Randan Discotheque - ‘Heather The Weather’ / ‘The Duke & His Orderly’ (The Bonjour Branch)
Of the many things that delight me as a singles columnist, one is the arrival of jiffy bags with the postmarks of art colleges on them. And as Randan Discotheque’s last single was very much the sort of thing a manifesto band would make (it was a single comprised entirely of headlines from a 1982 edition of The Daily Record, it was brilliant), I looked upon their newest work with what can only be described as glee. As it turns out, ‘Heather The Weather’ is a folk paean to a departed weather girl, but it is the b-side I like best. Because ‘The Duke & His Orderly’ is about the history and Spain and war, and because it is a curio and and because it is the-history-lesson-as-pop-song. It also doesn’t go so far down Art Alley that it forgets which way to hang the tune. Some awfully mixed metaphors, for a band I have a great deal of time for.
Honourable Mentions!
Patrick Wolf - ‘Time Of My Life’ (Universal)

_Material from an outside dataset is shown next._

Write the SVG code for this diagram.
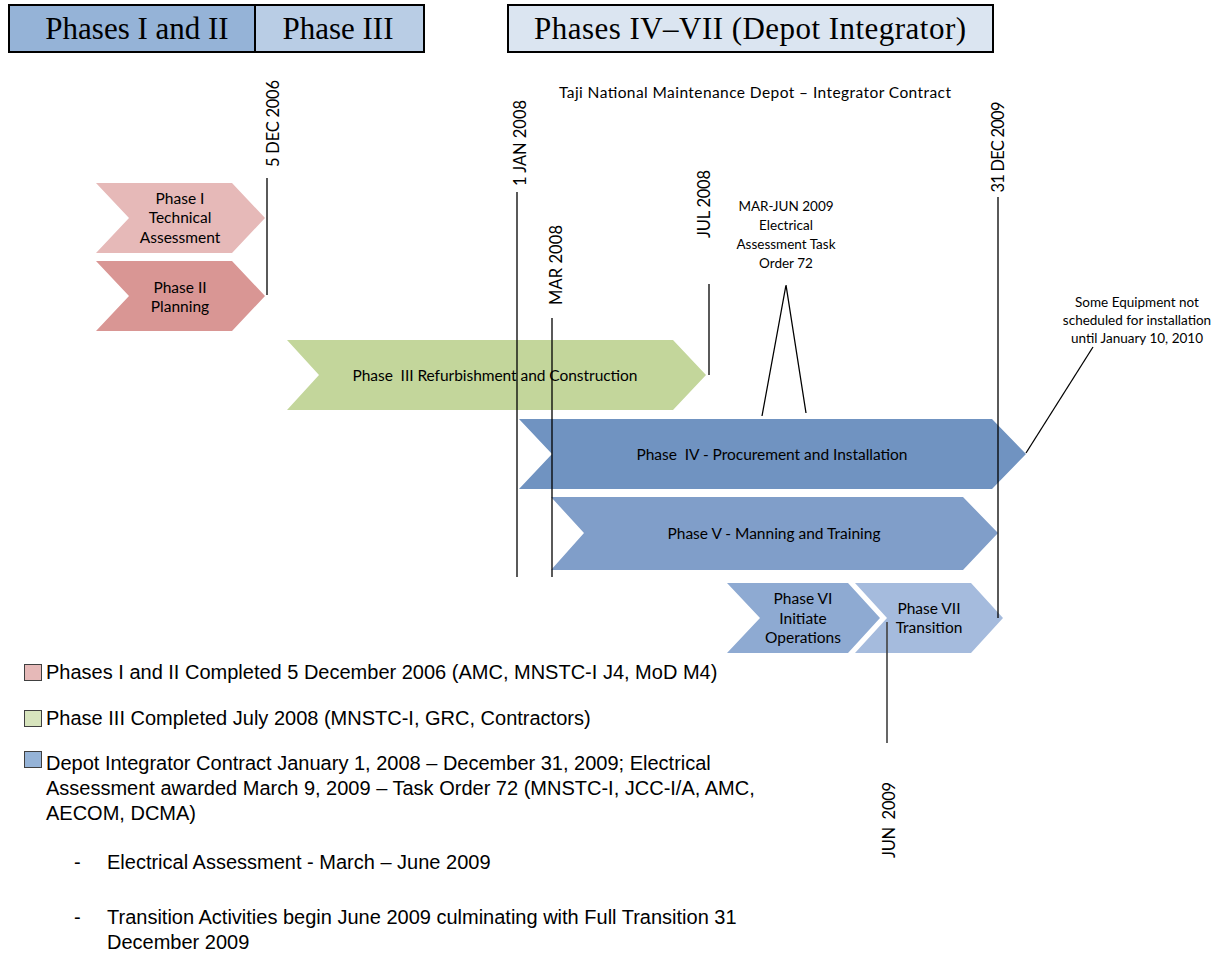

Patrick is backbackBACK and this is actually quite restrained for him. Obviously it’s still melodrama heaped upon Boucicault, but there is little of the LOVE ME! / HATE ME! dynamic which can infiltrate proceedings when you make prickly, antsy, baroque pop. Worth buying for the strings alone, I think. Lovely, handclappy middle eight, anawl.
The Pains Of Being Pure At Heart - ‘Heart In Your Heartbreak’ (Fortuna POP!)

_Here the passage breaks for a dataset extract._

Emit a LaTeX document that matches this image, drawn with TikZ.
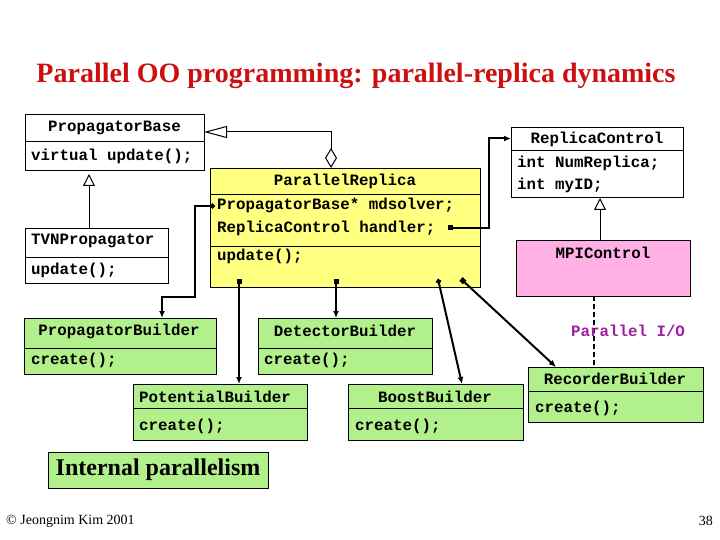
\documentclass[tikz,border=0pt]{standalone}
\usepackage{fontspec}
\setmainfont{Liberation Serif}
\setmonofont{Liberation Mono}
\usetikzlibrary{arrows.meta,calc}
\definecolor{ttlred}{RGB}{205,15,15}
\definecolor{clsyellow}{RGB}{255,255,128}
\definecolor{clsgreen}{RGB}{178,240,140}
\definecolor{clspink}{RGB}{255,176,228}
\definecolor{iopurple}{RGB}{160,30,160}
\begin{document}
\begin{tikzpicture}[x=1pt,y=-1pt,
  comp/.style={draw=black, line width=0.9pt, anchor=north west, inner sep=0pt, outer sep=0pt},
  code/.style={font=\fontsize{15.8}{18}\selectfont\ttfamily\bfseries, inner sep=0pt},
  codel/.style={code, anchor=west},
  thinlink/.style={line width=1pt},
  link/.style={line width=2pt}
]
\useasboundingbox[fill=white] (0,0) rectangle (720,540);

% title
\node[text=ttlred, font=\fontsize{28}{32}\selectfont\bfseries, inner sep=0pt] (title) at (356,76) {Parallel OO programming: parallel-replica dynamics};

% PropagatorBase
\node[comp, minimum width=179pt, minimum height=27pt] (pbH) at (25,114) {};
\node[comp, minimum width=179pt, minimum height=29pt] (pbB) at (25,141) {};
\node[code] (pbT) at (pbH.center) {PropagatorBase};
\node[codel] (pbM) at (31,156) {virtual update();};

% TVNPropagator
\node[comp, minimum width=143pt, minimum height=29pt] (tvH) at (25,228) {};
\node[comp, minimum width=143pt, minimum height=26pt] (tvB) at (25,257) {};
\node[codel] (tvT) at (31,241) {TVNPropagator};
\node[codel] (tvM) at (31,270) {update();};

% ParallelReplica
\node[comp, fill=clsyellow, minimum width=270pt, minimum height=26pt] (prH) at (210,168) {};
\node[comp, fill=clsyellow, minimum width=270pt, minimum height=52pt] (prA) at (210,194) {};
\node[comp, fill=clsyellow, minimum width=270pt, minimum height=41pt] (prM) at (210,246) {};
\node[code] (prT) at (345,181) {ParallelReplica};
\node[codel] (prA1) at (217,205) {PropagatorBase* mdsolver;};
\node[codel] (prA2) at (217,228) {ReplicaControl handler;};
\node[codel] (prM1) at (217,256) {update();};

% ReplicaControl
\node[comp, minimum width=172pt, minimum height=23pt] (rcH) at (511,127) {};
\node[comp, minimum width=172pt, minimum height=47pt] (rcB) at (511,150) {};
\node[code] (rcT) at (597,139) {ReplicaControl};
\node[codel] (rcA1) at (517,163) {int NumReplica;};
\node[codel] (rcA2) at (517,185) {int myID;};

% MPIControl
\node[comp, fill=clspink, minimum width=174pt, minimum height=56pt] (mpi) at (516,240) {};
\node[code] (mpiT) at (603,253) {MPIControl};

% Builders
\node[comp, fill=clsgreen, minimum width=192pt, minimum height=30pt] (pgH) at (24,318) {};
\node[comp, fill=clsgreen, minimum width=192pt, minimum height=26pt] (pgB) at (24,348) {};
\node[code] (pgT) at (119,331) {PropagatorBuilder};
\node[codel] (pgM) at (31,360) {create();};

\node[comp, fill=clsgreen, minimum width=174pt, minimum height=30pt] (dbH) at (258,318) {};
\node[comp, fill=clsgreen, minimum width=174pt, minimum height=26pt] (dbB) at (258,348) {};
\node[code] (dbT) at (345,331) {DetectorBuilder};
\node[codel] (dbM) at (264,360) {create();};

\node[comp, fill=clsgreen, minimum width=174pt, minimum height=24pt] (ptH) at (133,384) {};
\node[comp, fill=clsgreen, minimum width=174pt, minimum height=32pt] (ptB) at (133,408) {};
\node[codel] (ptT) at (139,397) {PotentialBuilder};
\node[codel] (ptM) at (139,426) {create();};

\node[comp, fill=clsgreen, minimum width=175pt, minimum height=24pt] (bbH) at (348,384) {};
\node[comp, fill=clsgreen, minimum width=175pt, minimum height=32pt] (bbB) at (348,408) {};
\node[code] (bbT) at (435,397) {BoostBuilder};
\node[codel] (bbM) at (355,426) {create();};

\node[comp, fill=clsgreen, minimum width=175pt, minimum height=24pt] (rbH) at (528,367) {};
\node[comp, fill=clsgreen, minimum width=175pt, minimum height=31pt] (rbB) at (528,391) {};
\node[code] (rbT) at (615,379) {RecorderBuilder};
\node[codel] (rbM) at (535,408) {create();};

% Internal parallelism
\node[comp, fill=clsgreen, minimum width=220pt, minimum height=36pt] (ip) at (48,452) {};
\node[font=\fontsize{24}{28}\selectfont\bfseries, inner sep=0pt] (ipT) at (ip.center) {Internal parallelism};

% footer
\node[font=\fontsize{14}{16}\selectfont, anchor=west, inner sep=0pt] (copy) at (6,521) {© Jeongnim Kim 2001};
\node[font=\fontsize{14}{16}\selectfont, anchor=east, inner sep=0pt] (pg) at (713,521) {38};

% aggregation ParallelReplica -> PropagatorBase
\coordinate (aggS) at ([xshift=121pt]prH.north west);
\coordinate (aggE) at ([yshift=-18pt]pbH.north east);
\draw[thinlink, {Diamond[open,length=20pt,width=12pt]}-{Triangle[open,length=23pt,width=12pt]}]
  (aggS) -- ++(0,-36) -- (aggE);

% inheritance TVNPropagator -> PropagatorBase
\draw[thinlink, -{Triangle[open,length=12pt,width=12pt]}, shorten >=4pt]
  ([xshift=64pt]tvH.north west) -- ([xshift=64pt]pbB.south west);

% inheritance MPIControl -> ReplicaControl
\draw[thinlink, -{Triangle[open,length=12pt,width=12pt]}, shorten >=1pt]
  ([xshift=84pt]mpi.north west) -- ([xshift=89pt]rcB.south west);

% handler -> ReplicaControl
\coordinate (hS) at ([xshift=243pt,yshift=-34pt]prA.north west);
\draw[link, {Square[length=5pt,width=5pt]}-{Latex[length=7pt,width=6pt]}]
  (hS) -- ++(-2,0) -- ++(38,0) |- (rcH.west);

% mdsolver -> PropagatorBuilder
\coordinate (mS) at ([xshift=5pt,yshift=-12pt]prA.north west);
\draw[link, {Circle[length=5pt]}-{Latex[length=7pt,width=6pt]}]
  (mS) -- ++(-20,0) -- ++(0,91) -- ++(-33,0) -- ([xshift=138pt]pgH.north west);

% bottom links
\draw[link, {Square[length=5pt,width=5pt]}-{Latex[length=7pt,width=6pt]}]
  ([xshift=29pt,yshift=-33pt]prM.north west) -- ([xshift=106pt]ptH.north west);
\draw[link, {Square[length=5pt,width=5pt]}-{Latex[length=7pt,width=6pt]}]
  ([xshift=126pt,yshift=-33pt]prM.north west) -- ([xshift=78pt]dbH.north west);
\draw[link, {Circle[length=5pt]}-{Latex[length=7pt,width=6pt]}]
  ([xshift=228pt,yshift=-33pt]prM.north west) -- ([xshift=114pt]bbH.north west);
\draw[link, {Square[length=5pt,width=5pt]}-{Latex[length=7pt,width=6pt]}]
  ([xshift=251pt,yshift=-33pt]prM.north west) -- ([xshift=28pt]rbH.north west);

% dashed MPIControl -> RecorderBuilder
\draw[link, dash pattern=on 5pt off 3pt]
  ([xshift=78pt]mpi.south west) -- ([xshift=66pt]rbH.north west);
\node[codel, text=iopurple] (pio) at (571,331) {Parallel I/O};
\end{tikzpicture}
\end{document}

The Pains of Being Pure At Heart have a single out. It is about fancying girls who don’t fancy you back and/or fancying girls who you used to fancy and who then fancied you and who you then went out with. But now they shiver at your name. 'Heart In Your Heartbreak' also has something of the Breakfast Club soundtracks about it. Never a bad thing.
Banjo Or Freakout - ‘105’ (Memphis Industries)

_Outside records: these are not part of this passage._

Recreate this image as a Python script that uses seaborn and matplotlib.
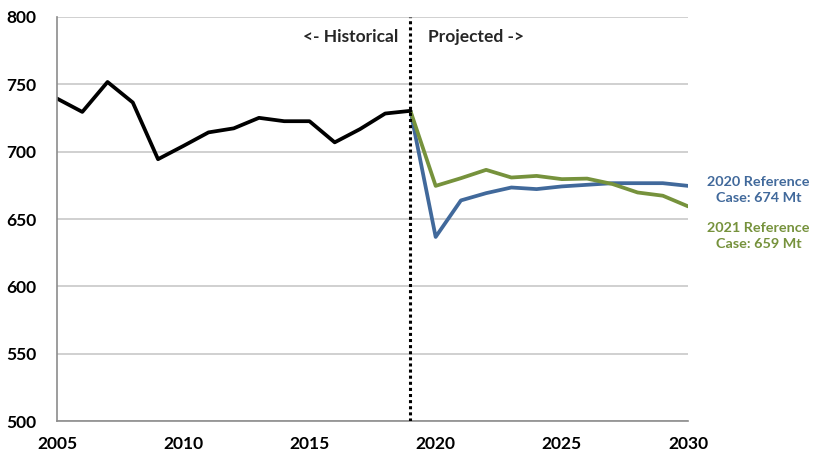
import numpy as np
import pandas as pd
import matplotlib.pyplot as plt
import seaborn as sns

# Historical emissions (Mt)
hist_years = list(range(2005, 2020))
hist_values = [739.4, 729.5, 751.7, 736.5, 694.4, 704.2, 714.3, 717.3, 725.1,
               722.6, 722.6, 706.9, 716.7, 728.3, 730.3]

# Projections, 2019-2030
proj_years = list(range(2019, 2031))
ref2020 = [730.3, 636.7, 663.8, 669.2, 673.4, 672.2, 674.2, 675.4, 676.6,
           676.6, 676.6, 674.6]
ref2021 = [730.3, 674.6, 680.3, 686.5, 680.8, 682.0, 679.6, 680.0, 676.0,
           669.7, 667.3, 659.4]

black = "#000000"
blue = "#41699B"
green = "#76923C"

sns.set_style("white")
plt.rcParams['font.family'] = ['Lato', 'DejaVu Sans']
plt.rcParams['font.weight'] = 'bold'

fig = plt.figure(figsize=(8.27, 4.70), dpi=100)
ax = fig.add_axes([0.069, 0.104, 0.763, 0.860])

df_hist = pd.DataFrame({"year": hist_years, "value": hist_values})
df_2020 = pd.DataFrame({"year": proj_years, "value": ref2020})
df_2021 = pd.DataFrame({"year": proj_years, "value": ref2021})

sns.lineplot(data=df_2020, x="year", y="value", color=blue, linewidth=2.7, ax=ax)
sns.lineplot(data=df_2021, x="year", y="value", color=green, linewidth=2.7, ax=ax)
sns.lineplot(data=df_hist, x="year", y="value", color=black, linewidth=2.7, ax=ax)

ax.axvline(2019, color="black", linestyle=(0, (1, 1)), linewidth=2.2, zorder=5)

ax.set_xlim(2005, 2030)
ax.set_ylim(500, 800)
ax.set_xticks([2005, 2010, 2015, 2020, 2025, 2030])
ax.set_yticks([500, 550, 600, 650, 700, 750, 800])
ax.set_xlabel("")
ax.set_ylabel("")
ax.grid(axis="y", color="#c8c8c8", linewidth=1.2)
ax.set_axisbelow(True)

for s in ["top", "right"]:
    ax.spines[s].set_visible(False)
for s in ["left", "bottom"]:
    ax.spines[s].set_color("#8c8c8c")
    ax.spines[s].set_linewidth(1.2)

ax.tick_params(axis="both", direction="out", length=5, width=1.2, color="#8c8c8c",
               labelsize=12.5, labelcolor="black")
ax.tick_params(axis="x", pad=6)
ax.tick_params(axis="y", pad=10)
for lab in ax.get_xticklabels() + ax.get_yticklabels():
    lab.set_fontweight("bold")

ax.text(2018.5, 785, "<- Historical", ha="right", va="center", fontsize=12.5, fontweight="bold")
ax.text(2019.7, 785, "Projected ->", ha="left", va="center", fontsize=12.5, fontweight="bold")

ax.text(1.112, 0.572, "2020 Reference\nCase: 674 Mt", transform=ax.transAxes, ha="center",
        va="center", color=blue, fontsize=10.4, fontweight="bold", linespacing=1.45)
ax.text(1.112, 0.458, "2021 Reference\nCase: 659 Mt", transform=ax.transAxes, ha="center",
        va="center", color=green, fontsize=10.4, fontweight="bold", linespacing=1.45)

fig.savefig("out.png", dpi=100)
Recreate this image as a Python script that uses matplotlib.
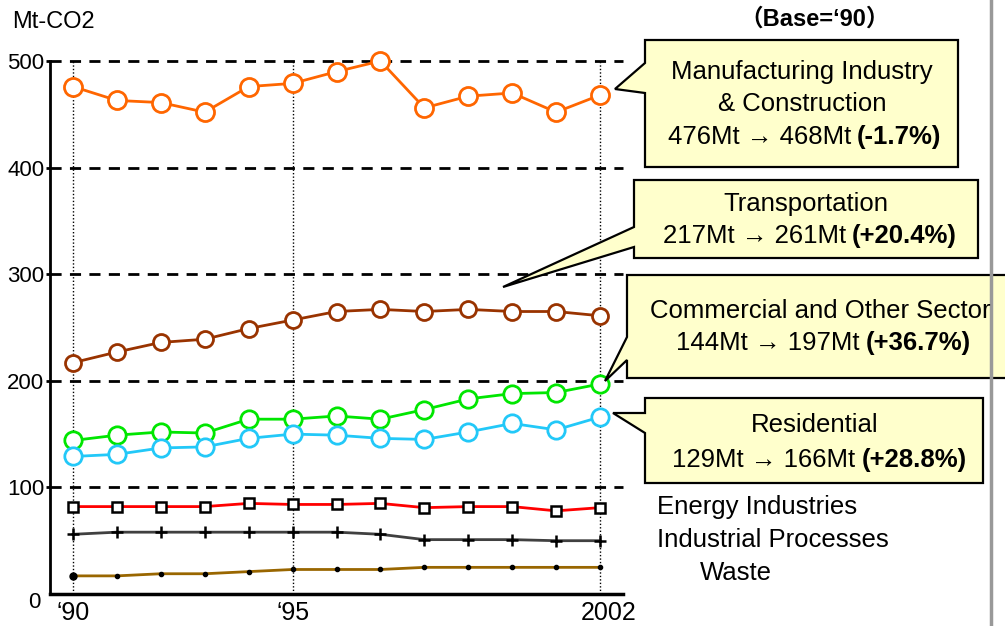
import matplotlib
matplotlib.use("Agg")
import matplotlib.pyplot as plt
from matplotlib.patches import Polygon
import numpy as np

# -- DADOS --
years = np.arange(1990, 2003)
manufacturing = [476, 463, 461, 452, 476, 479, 490, 500, 456, 467, 470, 452, 468]
transport = [217, 227, 236, 239, 249, 257, 265, 267, 265, 267, 265, 265, 261]
commercial = [144, 149, 152, 151, 164, 164, 167, 164, 173, 183, 188, 189, 197]
residential = [129, 131, 137, 138, 146, 150, 149, 146, 145, 152, 160, 154, 166]
energy = [82, 82, 82, 82, 85, 84, 84, 85, 81, 82, 82, 78, 81]
processes = [56, 58, 58, 58, 58, 58, 58, 56, 51, 51, 51, 50, 50]
waste = [17, 17, 19, 19, 21, 23, 23, 23, 25, 25, 25, 25, 25]

y_ticks = [100, 200, 300, 400, 500]
x_labels = {1990: "\u201890", 1995: "\u201895", 2002.2: "2002"}

plt.rcParams['font.family'] = ['Liberation Sans', 'DejaVu Sans', 'Noto Sans CJK JP']

W, H = 1005, 626
fig = plt.figure(figsize=(W / 100, H / 100), dpi=100)

# -- EIXO PRINCIPAL --
ax = fig.add_axes([50 / W, (H - 594) / H, 573 / W, 533 / H])
px = 43.92
ax.set_xlim(1990 - 23 / px, 2002 + 23 / px)
ax.set_ylim(0, 500)
for s in ['top', 'right']:
    ax.spines[s].set_visible(False)
ax.spines['left'].set_linewidth(2)
ax.spines['bottom'].set_linewidth(2.5)
ax.set_xticks([])
ax.set_yticks(y_ticks)
ax.set_yticklabels([str(v) for v in y_ticks], fontsize=16)
ax.tick_params(axis='y', length=3, width=2, pad=1)

for v in y_ticks:
    ax.axhline(v, color='black', lw=2, ls=(0, (4, 3)), zorder=1, clip_on=False)
for yr in [1990, 1995, 2002]:
    ax.plot([yr, yr], [0, 500], color='black', lw=1, ls=(0, (1, 1.5)), zorder=1)

ax.text(1990 - 23 / px - 10 / px, -9 / 1.066, "0", fontsize=16, ha='right', va='center')
for xv, lab in x_labels.items():
    ax.text(xv, -18, lab, fontsize=18, ha='center', va='center', clip_on=False)

circ = dict(marker='o', markerfacecolor='white', markeredgewidth=2, lw=2, clip_on=False)
ax.plot(years, manufacturing, color='#FF6600', markersize=13, zorder=5, **circ)
ax.plot(years, transport, color='#993300', markersize=11.5, zorder=5, **circ)
ax.plot(years, commercial, color='#00E600', markersize=12.5, zorder=5, **circ)
ax.plot(years, residential, color='#22C8F8', markersize=12.5, zorder=5, **circ)
ax.plot(years, energy, color='#FF0000', lw=2, marker='s', markersize=6.5,
        markerfacecolor='white', markeredgecolor='black', markeredgewidth=1.8, zorder=5)
ax.plot(years, processes, color='#404040', lw=2, marker='+', markersize=8,
        markeredgecolor='black', markeredgewidth=1.8, zorder=5)
ax.plot(years, waste, color='#996600', lw=2, marker='o', markersize=3,
        markerfacecolor='black', markeredgecolor='black', zorder=5)
ax.plot(years[:1], waste[:1], 'o', color='black', markersize=5, zorder=6)

# -- SOBREPOSIÇÃO (coordenadas em pixels) --
ov = fig.add_axes([0, 0, 1, 1], zorder=10)
ov.set_xlim(0, W); ov.set_ylim(H, 0); ov.axis('off')
ov.patch.set_alpha(0)

ov.plot([991, 991], [0, H], color='#999999', lw=2.5)

ov.text(12, 22, "Mt-CO2", fontsize=17, ha='left', va='center')
ov.text(815, 19, "\uff08Base=\u201890\uff09", fontsize=17, fontweight='bold', ha='center', va='center')

callouts = [
    [(645, 40), (958, 40), (958, 167), (645, 167), (645, 93), (615, 89), (645, 63)],
    [(634, 180), (978, 180), (978, 258), (634, 258), (634, 247), (503, 287), (634, 227)],
    [(627, 275), (1015, 275), (1015, 378), (627, 378), (627, 360), (605, 381), (627, 337)],
    [(645, 398), (983, 398), (983, 483), (645, 483), (645, 433), (613, 413), (645, 413)],
]
for pts in callouts:
    ov.add_patch(Polygon(pts, closed=True, facecolor='#FFFFCC', edgecolor='black', lw=1.6))

fs = 18.5
ov.text(802, 72, "Manufacturing Industry", fontsize=fs, ha='center', va='center')
ov.text(802, 104, "& Construction", fontsize=fs, ha='center', va='center')
ov.text(851, 137, "476Mt \u2192 468Mt", fontsize=fs, ha='right', va='center')
ov.text(857, 137, "(-1.7%)", fontsize=fs, fontweight='bold', ha='left', va='center')

ov.text(806, 204, "Transportation", fontsize=fs, ha='center', va='center')
ov.text(846, 236, "217Mt \u2192 261Mt", fontsize=fs, ha='right', va='center')
ov.text(852, 236, "(+20.4%)", fontsize=fs, fontweight='bold', ha='left', va='center')

ov.text(820, 311, "Commercial and Other Sector", fontsize=fs, ha='center', va='center')
ov.text(859, 343, "144Mt \u2192 197Mt", fontsize=fs, ha='right', va='center')
ov.text(866, 343, "(+36.7%)", fontsize=fs, fontweight='bold', ha='left', va='center')

ov.text(815, 425, "Residential", fontsize=fs, ha='center', va='center')
ov.text(855, 460, "129Mt \u2192 166Mt", fontsize=fs, ha='right', va='center')
ov.text(862, 460, "(+28.8%)", fontsize=fs, fontweight='bold', ha='left', va='center')

ov.text(657, 507, "Energy Industries", fontsize=fs, ha='left', va='center')
ov.text(657, 540, "Industrial Processes", fontsize=fs, ha='left', va='center')
ov.text(700, 573, "Waste", fontsize=fs, ha='left', va='center')

plt.savefig("out.png", dpi=100)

Banjo Or Freakout’s ‘Left It Alone’ has been on steady rotation round my way all year. And though ‘105’ is quite cloud-like, ephemeral and slight, that doesn’t mean it’s not delightful. I mean, even though it seems to be about wanting to go to sleep for a very long time, conversely it is less head-in-the-oveny than its predecessor. Don’t get me wrong, it’s still woozy, slurred and a bit texting-while-pissed, but despite all that it feels like Banjo or Freakout have grown up a bit. Lore! How contradictory music is.
Also out this Week!
Gonzales - ‘Never Stop’ (Schmooze / Gentle Threat Records)
Crystal Castles feat. Robert Smith - ‘Not In Love’ (Fiction)
We Have Band - ‘Love, What You Doing?’
Japayork - ‘Teenagers’ (Popjustice HiFi)
Shark? - ‘I'm An Animal’ (Look Behind You)
Balmorhea - ‘Candor’ / ‘Clamor’ (Western Vinyl)
We Are Enfant Terrible - ‘Wild Child’ (Last Gang)
Wild Party - ‘Take My Advice’ (Friends Vs. Records)
Gold Fields - ‘Treehouse’ (Young & Lost Club)
Dog Bite - ‘Machino Machino’ (Young Turks)
Jagga - ‘Modern Day Romance’ (Pure Groove)
The Loves - ‘December Boy’ (Fortuna POP!)
The Chanteuse & The Crippled Claw - ‘Are You One?’ (Arms Controller)
Kraak & Smaak feat. Sebastian & DJ Git Hyper - ‘Dynamite’ (Jalapeno Records)
I would have preferred it if he had just been called 'DJ Git'.